THE CURSE OF THE COWBOY:
There has been speculations that Anaheim Stadium was built on an Indian Burial Ground.
That has never been proven, but some have suggested that because the stadium rests on an Indian Burial Ground, the team had
been cursed from 1966 to 2002. In 1978, an Angels' star player, Lyman Bostock, was sitting in a car at an intersection in
Gary, Indiana; when a gunman pulled up along side and shot Bostock to death. The killer, Leonard Smith, was targeting someone
else in the car, but he missed that person, and the bullet hit Lyman Bostock instead. Lyman Bostock died in a hospital a couple
of hours later, and Leonard Smith was later found "Not Guilty" by reason of insanity.
Another Angels Tragedy began during the Post Season in 1986, when The Angels were
only one strike away from beating the Boston Red Sox and going to their first World Series ever. Donnie Moore delivered
what Angels Fan thought would be the final pitch of the game, only for Dave Henderson of the Red Sox to connect with a clutch
home run which tied the game. The Red Sox later went on to win the game, and send the pennant race back to Boston. The Red
Sox totally dominated The Angels during the last two games of the AL Pennant Series.

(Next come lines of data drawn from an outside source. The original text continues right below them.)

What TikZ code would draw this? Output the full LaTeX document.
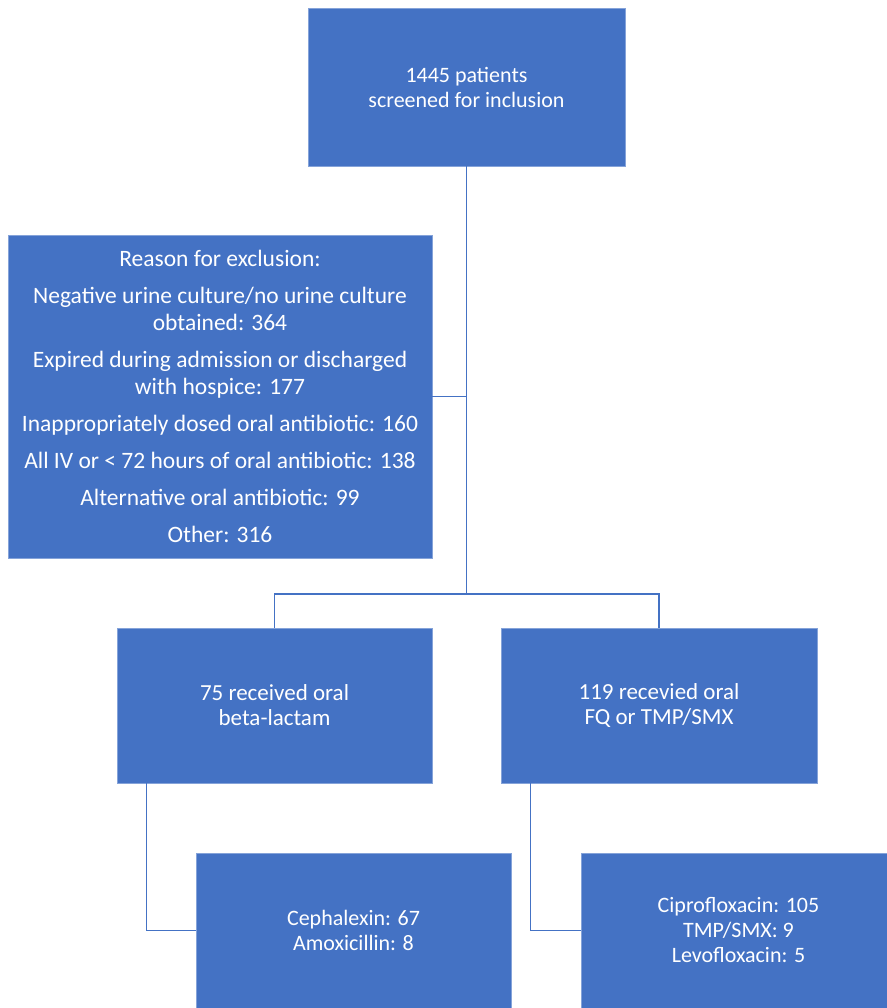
\documentclass[tikz,border=0pt]{standalone}
\usepackage{fontspec}
\setmainfont{Carlito}
\usepackage{xcolor}
\usetikzlibrary{positioning}
\definecolor{boxblue}{HTML}{4472C4}

\begin{document}
\begin{tikzpicture}[x=1pt, y=-1pt,
        flowbox/.style={rectangle, fill=boxblue, draw=boxblue!65!white, line width=0.8pt, text=white, align=center, inner sep=0pt},
        link/.style={draw=boxblue, line width=1.6pt}]
            \useasboundingbox (0,0) rectangle (886,1008);
            \node[flowbox, minimum width=317, minimum height=158, font=\fontsize{22}{25}\selectfont] (screened) at (466.5, 87) {1445 patients\\screened for inclusion};
            \node[flowbox, minimum width=424, minimum height=323, font=\fontsize{23.5}{27}\selectfont] (excl) at (220, 396.5) {Reason for exclusion:\\[10pt]
                Negative urine culture/no urine culture\\obtained: 364\\[10pt]
                Expired during admission or discharged\\with hospice: 177\\[10pt]
                Inappropriately dosed oral antibiotic: 160\\[10pt]
                All IV or < 72 hours of oral antibiotic: 138\\[10pt]
                Alternative oral antibiotic: 99\\[10pt]
                Other: 316};
            \node[flowbox, minimum width=315, minimum height=155, font=\fontsize{23}{25}\selectfont] (blact) at (274.5, 705.5) {75 received oral\\beta-lactam};
            \node[flowbox, minimum width=316, minimum height=155, font=\fontsize{23}{25}\selectfont] (fqtmp) at (659, 705.5) {119 recevied oral\\FQ or TMP/SMX};
            \node[flowbox, minimum width=315, minimum height=155, font=\fontsize{22}{25}\selectfont] (blactdrugs) at (353.5, 930.5) {Cephalexin: 67\\Amoxicillin: 8};
            \node[flowbox, minimum width=315, minimum height=155, font=\fontsize{22}{25}\selectfont] (fqdrugs) at (738.5, 930.5) {Ciprofloxacin: 105\\TMP/SMX: 9\\Levofloxacin: 5};
            \coordinate (split) at (466.5, 594);

            \draw[link] (screened.south) -- (split);
            \draw[link] (excl.east) -- (excl.east -| split);
            \draw[link] (blact.north) |- (split) -| (fqtmp.north);
            \draw[link] ([xshift=30pt]blact.south west) |- (blactdrugs.west);
            \draw[link] ([xshift=30pt]fqtmp.south west) |- (fqdrugs.west);
        \end{tikzpicture}
\end{document}
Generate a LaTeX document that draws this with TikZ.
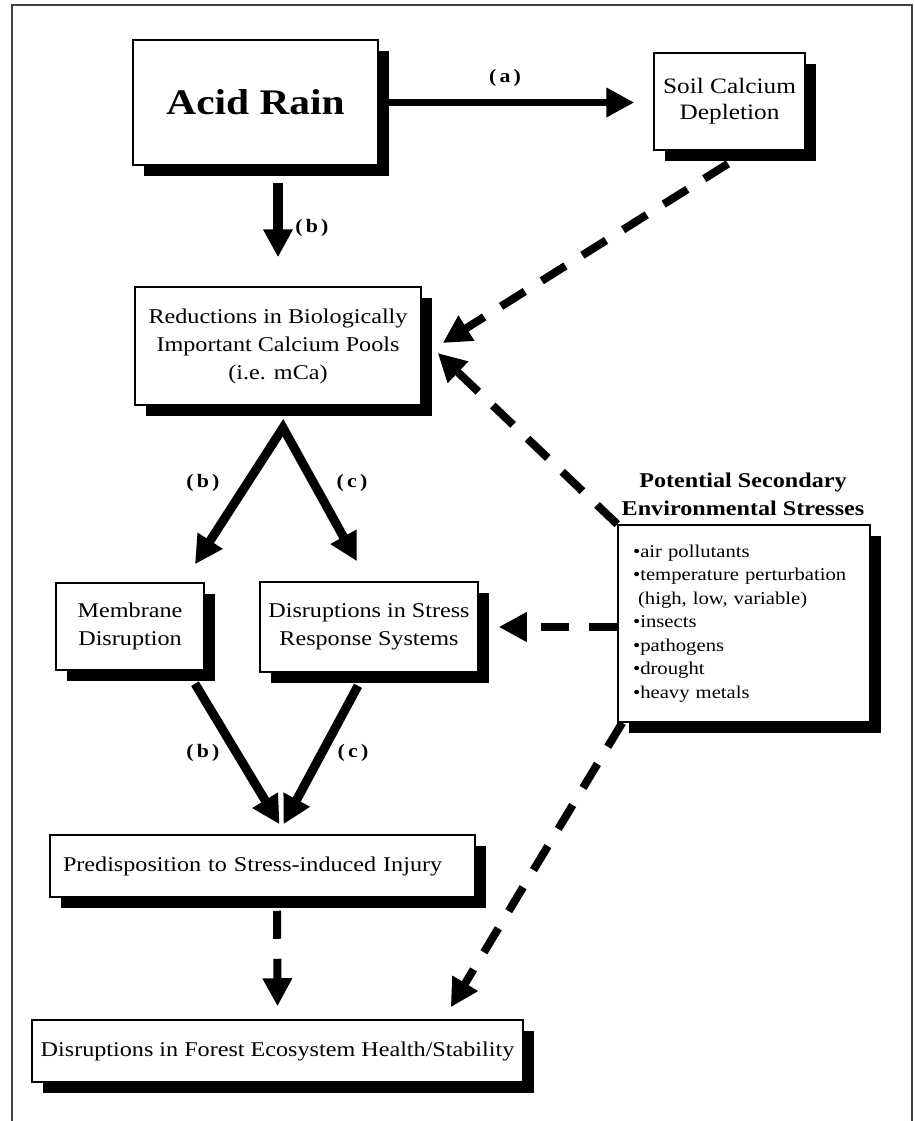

After that, Donnie Moore became the scapegoat
for the team's failure to advance to the World Series, and the fans booed the relief pitcher everytime he took the mound.
Donnie Moore was also hard on himself, which reached a climax three years later when Moore took his own life.
Other events which have been attributed to the Curse of the Cowboy were
the disappointing MLB Post Season of 1982, and The Angels Collapse in 1995. The curse was later put to rest when The Angels
won their first World Series in 2002, against the San Francisco Giants.